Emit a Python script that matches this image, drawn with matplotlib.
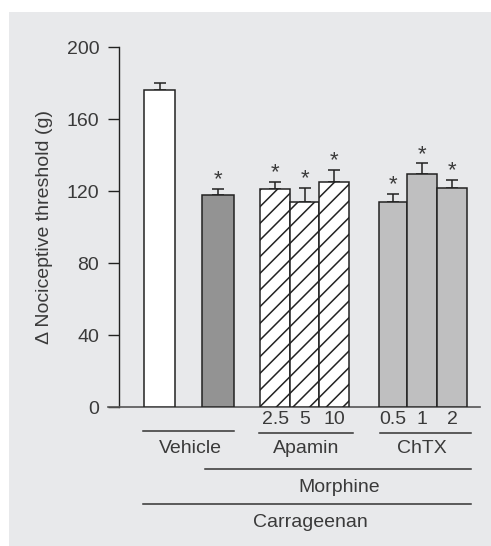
import numpy as np
import matplotlib as mpl
import matplotlib.pyplot as plt
from matplotlib.patches import Rectangle

# data
groups = ['Vehicle', 'Morphine', 'Apamin', 'Apamin', 'Apamin', 'ChTX', 'ChTX', 'ChTX']
means = [176.5, 118.0, 121.4, 114.1, 125.0, 114.2, 129.6, 122.0]
sems = [3.5, 3.3, 3.9, 7.9, 7.0, 4.3, 6.0, 4.3]
signif = [False, True, True, True, True, True, True, True]
doses = ['', '', '2.5', '5', '10', '0.5', '1', '2']

# layout (x in axis units, y-axis at 0)
lefts = [25.3, 83.0, 141.3, 171.0, 200.3, 260.3, 288.3, 318.3]
widths = [30.4, 32.3, 29.7, 29.3, 30.0, 28.0, 30.0, 30.2]
colors = ['white', '#939393', 'white', 'white', 'white', '#bfbfc0', '#bfbfc0', '#bfbfc0']
hatches = ['', '', '//', '//', '//', '', '', '']

txt = '#3a3a3a'
plt.rcParams['font.family'] = ['Liberation Sans', 'DejaVu Sans']
plt.rcParams['font.size'] = 14
plt.rcParams['hatch.linewidth'] = 1.1
plt.rcParams['hatch.color'] = '#222222'

fig = plt.figure(figsize=(4.91, 5.46), dpi=100)
fig.patch.set_facecolor('white')
fig.patches.append(Rectangle((9.3/491, 0), 1, 1 - 11.7/546, transform=fig.transFigure,
                             facecolor='#e8e9eb', edgecolor='none', zorder=-5))

ax = fig.add_axes([108.3/491, 1 - 407.3/546, 371.7/491, 360/546])
ax.set_facecolor('none')

centers = [l + w/2 for l, w in zip(lefts, widths)]
for i in range(len(means)):
    ax.bar(lefts[i], means[i], width=widths[i], align='edge', color=colors[i],
           edgecolor='#222222', linewidth=1.1, hatch=hatches[i], zorder=3)
    ax.errorbar(centers[i], means[i], yerr=[[0], [sems[i]]], fmt='none',
                ecolor='#222222', elinewidth=1.1, capsize=4.3, capthick=1.1, zorder=2)
    if signif[i]:
        ax.annotate('*', (centers[i], means[i] + sems[i]), xytext=(0, 2.5),
                    textcoords='offset points', ha='center', va='baseline',
                    color=txt, fontsize=16, annotation_clip=False)

ax.set_xlim(-10.7, 361)
ax.set_ylim(0, 200)
ax.set_yticks([0, 40, 80, 120, 160, 200])
ax.tick_params(axis='y', length=7.7, width=1, colors='#222222', labelcolor=txt, pad=6.5, labelsize=14)
ax.set_xticks(centers[2:])
ax.set_xticklabels(doses[2:])
ax.tick_params(axis='x', length=0, labelcolor=txt, pad=3, labelsize=14)
for s in ['top', 'right']:
    ax.spines[s].set_visible(False)
ax.spines['left'].set_position(('data', 0))
ax.spines['left'].set_color('#222222')
ax.spines['bottom'].set_color('#555555')
ax.spines['left'].set_linewidth(1)
ax.spines['bottom'].set_linewidth(1.2)

ax.set_ylabel('\u0394 Nociceptive threshold (g)', color=txt, fontsize=14)
ax.yaxis.label.set_va('center')
ax.yaxis.set_label_coords((44.5 - 108.3)/371.7, 0.5)

# group labels beneath the axis
lines = [(24.3, 115.3, -13.0), (140.3, 233.7, -14.3), (261.0, 351.7, -14.3),
         (86.0, 352.3, -34.1), (24.3, 352.0, -53.7)]
labels = [('Vehicle', 71.8, -22.8), ('Apamin', 187.5, -22.8), ('ChTX', 302.7, -22.8),
          ('Morphine', 219.8, -44.7), ('Carrageenan', 191.3, -63.9)]
for x0, x1, y in lines:
    ax.plot([x0, x1], [y, y], color='#333333', lw=1.1, clip_on=False)
for s, x, y in labels:
    ax.text(x, y, s, ha='center', va='center', color=txt, fontsize=14)

fig.savefig('out.png', dpi=100)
• • • •
_WHAT IS REQUIRED:_
Give every line of the material that includes the string "matplotlib".

_ANSWER IN FULL:_
Emit a Python script that matches this image, drawn with matplotlib.
import matplotlib as mpl
import matplotlib.pyplot as plt
from matplotlib.patches import Rectangle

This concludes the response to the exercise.